FERNANDO VALLESPÍN-EL PAÍS

  • El expresidente chapotea como nadie en las turbias aguas de la nueva política emocional, y se maneja con destreza en los siempre peligrosos espacios de la victimización y la conspiración

¿Ha sido bueno haber llevado a Donald Trump a juicio por el caso Stormy Daniels? El tiempo lo dirá, pero por lo pronto lo ha vuelto a catapultar al centro del escenario político. Vuelve a ser el centro de atención y, lo que es peor, su partido se ha puesto de forma casi unánime de su lado y es difícil que alguien se le enfrente en las primarias a la presidencia. Por lo pronto lleva un 25% de ventaja sobre Ron de Santis, uno de los pocos que parecen atreverse a hacerle frente. Que un partido conservador, el destinatario de prácticamente todo el voto evangelista, apoye en esta cuestión a un presunto adúltero da que pensar (lo lógico es que desearan aclararlo); que lo haga después de lo que vio medio mundo con el asalto al Capitolio, el fundamento de las otras posibles imputaciones pendientes, ya es aterrador. Significa poner en la picota las bases mínimas del Estado de derecho y el propio alma de la cultura legal americana, la más marcada seña de identidad de su democracia. Tomen nota, uno de los dos grandes partidos de Estados Unidos no cree en las reglas de juego —cuando no le benefician, claro— y está dispuesto a arrastrar por el fango la credibilidad de las instituciones con tal de hacerse con el poder.
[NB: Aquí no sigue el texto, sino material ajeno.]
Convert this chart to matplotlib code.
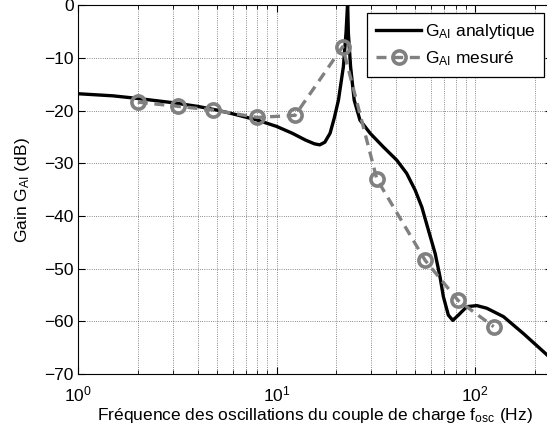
import numpy as np
import matplotlib
matplotlib.use('Agg')
import matplotlib.pyplot as plt

plt.rcParams['font.family'] = ['Liberation Sans', 'DejaVu Sans']
plt.rcParams['mathtext.fontset'] = 'custom'
plt.rcParams['mathtext.rm'] = 'Liberation Sans'
plt.rcParams['mathtext.it'] = 'Liberation Sans'

# analytic gain
f_ana = [1.0, 1.5, 2.0, 3.0, 4.0, 5.0, 6.0, 8.0, 10.0, 12.0, 14.0, 15.5, 16.5,
         17.5, 18.6, 19.5, 20.5, 21.7, 22.4, 22.8, 23.0, 23.6, 24.6, 26.3,
         29.6, 34.5, 40.3, 45.2, 49.9, 53.9, 58.2, 62.9, 66.6, 69.2, 73.3,
         77.2, 82.4, 90.8, 102, 114.5, 139, 175, 231, 245]
g_ana = [-16.8, -17.2, -17.7, -18.5, -19.2, -19.9, -20.6, -21.8, -23.0, -24.3,
         -25.6, -26.3, -26.5, -26.0, -24.3, -21.5, -18.0, -11.7, -5.0, 0.5,
         -5.4, -11.7, -18.0, -21.8, -24.3, -26.9, -29.4, -31.9, -35.1, -38.3,
         -42.7, -47.1, -51.6, -55.3, -58.8, -59.8, -58.8, -57.2, -57.0, -57.5,
         -59.1, -62.3, -66.4, -67.3]

# measured gain
f_mes = [2.0, 3.2, 4.8, 8.0, 12.4, 21.5, 32, 56, 82, 124]
g_mes = [-18.4, -19.2, -19.9, -21.3, -20.9, -7.9, -33.0, -48.4, -56.0, -61.0]

fig = plt.figure(figsize=(5.47, 4.32), dpi=100)
# axes run a few pixels past the right border, as in the cropped original
ax = fig.add_axes([0.1426, 0.134, 0.8666, 0.854])

ax.semilogx(f_ana, g_ana, 'k-', lw=2.4, label=r'G$_{\mathregular{AI}}$ analytique')
ax.semilogx(f_mes, g_mes, '--', color='#808080', lw=2.4, marker='o', ms=9.5,
            mfc='none', mec='#808080', mew=2.6, dashes=(3.0, 2.0),
            label=r'G$_{\mathregular{AI}}$ mesuré')

ax.set_xlim(1, 244)
ax.set_ylim(-70, 0)
ax.set_yticks(np.arange(-70, 1, 10))
ax.grid(True, which='major', axis='both', linestyle=':', color='k', lw=0.6, alpha=0.6)
ax.grid(True, which='minor', axis='x', linestyle=':', color='k', lw=0.6, alpha=0.6)
ax.tick_params(which='both', direction='in', top=True, right=True, labelsize=12.5)
ax.tick_params(which='major', length=5)
ax.tick_params(axis='y', pad=3)
ax.tick_params(axis='x', which='both', pad=7.5)
ax.tick_params(which='minor', length=3)

ax.set_xlabel(r'Fréquence des oscillations du couple de charge f$_{\mathregular{osc}}$ (Hz)',
              fontsize=12.5, labelpad=1)
ax.set_ylabel(r'Gain G$_{\mathregular{AI}}$ (dB)', fontsize=12.5, labelpad=9)

leg = ax.legend(loc='upper right', fontsize=12.5, fancybox=False, framealpha=1,
                edgecolor='k', handlelength=2.6, handletextpad=0.2,
                borderaxespad=0.45, borderpad=0.5, labelspacing=0.5)
leg.get_frame().set_linewidth(0.9)

fig.savefig('out.png', dpi=100)
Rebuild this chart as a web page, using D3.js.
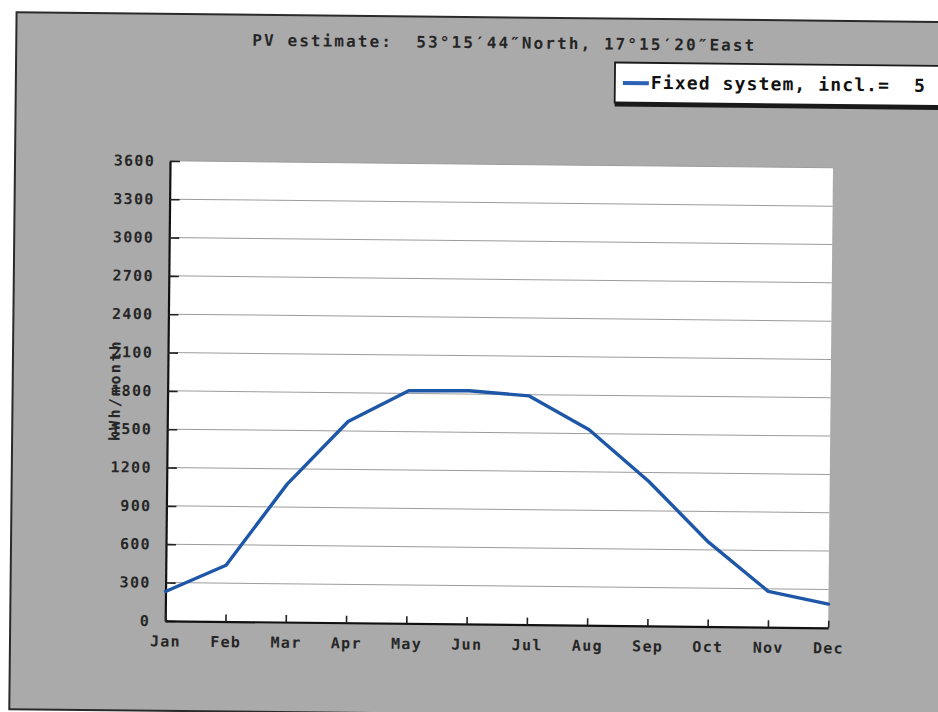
<!DOCTYPE html>
<html><head><meta charset="utf-8">
<script src="https://cdn.jsdelivr.net/npm/d3@7"></script>
<style>body{margin:0;background:#fff;overflow:hidden}</style>
</head><body>
<script>
// ---- data ----
const months = ["Jan","Feb","Mar","Apr","May","Jun","Jul","Aug","Sep","Oct","Nov","Dec"];
const production = [230, 440, 1080, 1575, 1820, 1825, 1790, 1530, 1130, 660, 280, 185];
const yTickValues = [0,300,600,900,1200,1500,1800,2100,2400,2700,3000,3300,3600];
const titleText = "PV estimate:  53°15′44″North, 17°15′20″East";
const legendLabel = "Fixed system, incl.=  5";
const yAxisTitle = "kWh/month";

const W = 938, H = 712;
const FONT = "'DejaVu Sans Mono', 'Liberation Mono', monospace";
const svg = d3.select("body").append("svg").attr("width", W).attr("height", H)
  .style("display","block");
svg.append("rect").attr("width", W).attr("height", H).attr("fill", "#fff");

// scanned page is slightly rotated
const g = svg.append("g").attr("transform", "rotate(0.6,469,356)");

// grey panel
g.append("rect").attr("x", 13).attr("y", 17).attr("width", 960).attr("height", 697)
  .attr("fill", "#aaaaaa").attr("stroke", "#2a2a2a").attr("stroke-width", 2);

// title
g.append("text").attr("x", 249).attr("y", 48)
  .attr("font-family", FONT).attr("font-size", 16).attr("font-weight", "bold").attr("fill", "#262626")
  .attr("textLength", 502).attr("lengthAdjust", "spacing")
  .style("white-space", "pre")
  .text(titleText);

// scales
const x = d3.scalePoint().domain(months).range([168, 831]);
const y = d3.scaleLinear().domain([0, 3600]).range([624, 164]);

// plot background
g.append("rect").attr("x", 168).attr("y", 164).attr("width", 831 - 168).attr("height", 624 - 164)
  .attr("fill", "#fff");

// gridlines
g.append("g").selectAll("line").data(yTickValues.filter(d => d > 0)).join("line")
  .attr("x1", 168).attr("x2", 831)
  .attr("y1", d => y(d)).attr("y2", d => y(d))
  .attr("stroke", "#9c9c9c").attr("stroke-width", 1);

// axes
const yAxis = d3.axisLeft(y).tickValues(yTickValues).tickFormat(d3.format("d"))
  .tickSizeInner(-10).tickSizeOuter(0).tickPadding(15);
const xAxis = d3.axisBottom(x).tickSizeInner(-7).tickSizeOuter(0).tickPadding(15);

const gy = g.append("g").attr("transform", "translate(168,0)").call(yAxis);
const gx = g.append("g").attr("transform", "translate(0,624)").call(xAxis);
[gy, gx].forEach(a => {
  a.select(".domain").attr("stroke", "#111").attr("stroke-width", 2.2);
  a.selectAll(".tick line").attr("stroke", "#222").attr("stroke-width", 1.6);
  a.selectAll(".tick text").attr("font-family", FONT).attr("font-size", 15)
    .attr("font-weight", "bold").attr("fill", "#262626").style("letter-spacing", "1.3px");
});

// y-axis title
g.append("text").attr("transform", "translate(116,395) rotate(-90)")
  .attr("text-anchor", "middle").attr("dominant-baseline", "middle")
  .attr("font-family", FONT).attr("font-size", 15).attr("font-weight", "bold").attr("fill", "#262626")
  .attr("textLength", 100).attr("lengthAdjust", "spacing")
  .text(yAxisTitle);

// data line
const line = d3.line().x((d, i) => x(months[i])).y(d => y(d));
g.append("path").datum(production).attr("d", line)
  .attr("fill", "none").attr("stroke", "#1f57a8").attr("stroke-width", 3.4)
  .attr("stroke-linejoin", "round").attr("stroke-linecap", "round");

// legend
const lg = g.append("g");
lg.append("rect").attr("x", 612).attr("y", 100).attr("width", 360).attr("height", 5).attr("fill", "#1a1a1a");
lg.append("rect").attr("x", 612).attr("y", 61).attr("width", 360).attr("height", 40)
  .attr("fill", "#fff").attr("stroke", "#1a1a1a").attr("stroke-width", 1.8);
lg.append("line").attr("x1", 620).attr("x2", 646).attr("y1", 81.5).attr("y2", 81.5)
  .attr("stroke", "#2a62b4").attr("stroke-width", 4);
lg.append("text").attr("x", 648).attr("y", 87)
  .attr("font-family", FONT).attr("font-size", 18).attr("font-weight", "bold").attr("fill", "#111")
  .attr("textLength", 274).attr("lengthAdjust", "spacing")
  .style("white-space", "pre")
  .text(legendLabel);
</script>
</body></html>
Es, en efecto, espeluznante. Más aún considerando la calaña del personaje, un rebelde de su propia causa, mentiroso y narcisista patológico, cuya trayectoria profesional ha estado siempre además bordeando la ley cuando no incumpliéndola directamente. ¿Cómo se explica este misterio? Recurrir al hiperpartidismo y la polarización puede calmar nuestra ansiedad por buscarle una causa. O aludir al pánico de la mayoría blanca ante la amenaza del sorpasso demográfico por parte de otras minorías. O a los sesgos de la epistemología o la moral tribal que tanto predominan en esta política posverdad. Creo, sin embargo, que todo esto quizá pueda explicar el porqué de tan amplio seguimiento popular, lo que sigue siendo una incógnita es el de su propio partido. Sobre todo, después de lo que se sabe de él tras su tormentosa presidencia. ¿Por qué están dispuestos a sacrificar su democracia, a jugar incluso con la idea de una potencial guerra civil o la desestabilización definitiva del orden geopolítico internacional volviendo a entregar el poder a quien ni siquiera sabe enhebrar varias frases con sentido?

Con todo, nuestro error siempre ha sido subestimarlo. Chapotea como nadie en las turbias aguas de la nueva política emocional, y se maneja con destreza en los siempre peligrosos espacios de la victimización y la conspiración. Ante él, la razón se rinde. El discurso racional no puede hacer pie allí donde es ignorado, donde las consignas y las afirmaciones sin correspondencia con la realidad aniquilan toda argumentación posible. Lo más aterrador es que personifica una tendencia que comienza a extenderse por todas las democracias, la del demagogo que apaga la luz de la razón y se cree por encima de la ley.